Certain Supreme Court justices were critical of the Voting Rights Act as they listened to oral arguments Wednesday in a case challenging a key portion of the civil rights legislation, signaling possible trouble for the provision. But perhaps none of the justices from the court’s majority conservative faction was as disparaging of the law as Antonin Scalia, who referred to its unanimous renewal in 2006 as a “perpetuation of racial entitlement.”
According to Think Progress, Scalia’s remark was met by “audible gasps” in the lawyer’s lounge, where members of the Supreme Court bar can listen to oral arguments.
The comment also led to a heated confrontation with fellow Justice Sonia Sotomayor.
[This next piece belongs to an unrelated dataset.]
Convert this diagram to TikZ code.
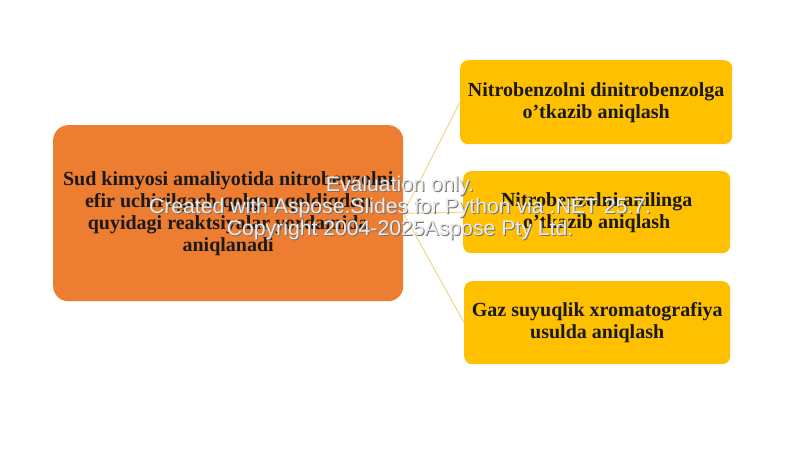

Scalia made the comments while discussing the unanimous re-authorization of the act passed by the Senate in 2006. According to Scalia, that vote indicates political fear among lawmakers more than any actual need for the protections provided by the law. “I don’t think there is anything to gain by any senator by voting against this Act,” he said. “This is not the kind of question you can leave to Congress. They’re going to lose votes if they vote against the Voting Rights Act. Even the name is wonderful.”
Justice Sonia Sotomayor challenged Scalia’s comments, asking “Do you think Section 5 was voted for because it was a racial entitlement?” She also asked “Do you think racial discrimination has ended?”
The comments came during a hearing in which the conservative and likely swing members of the court appeared ready to overturn the a key provision of the law because it was too “backward looking.”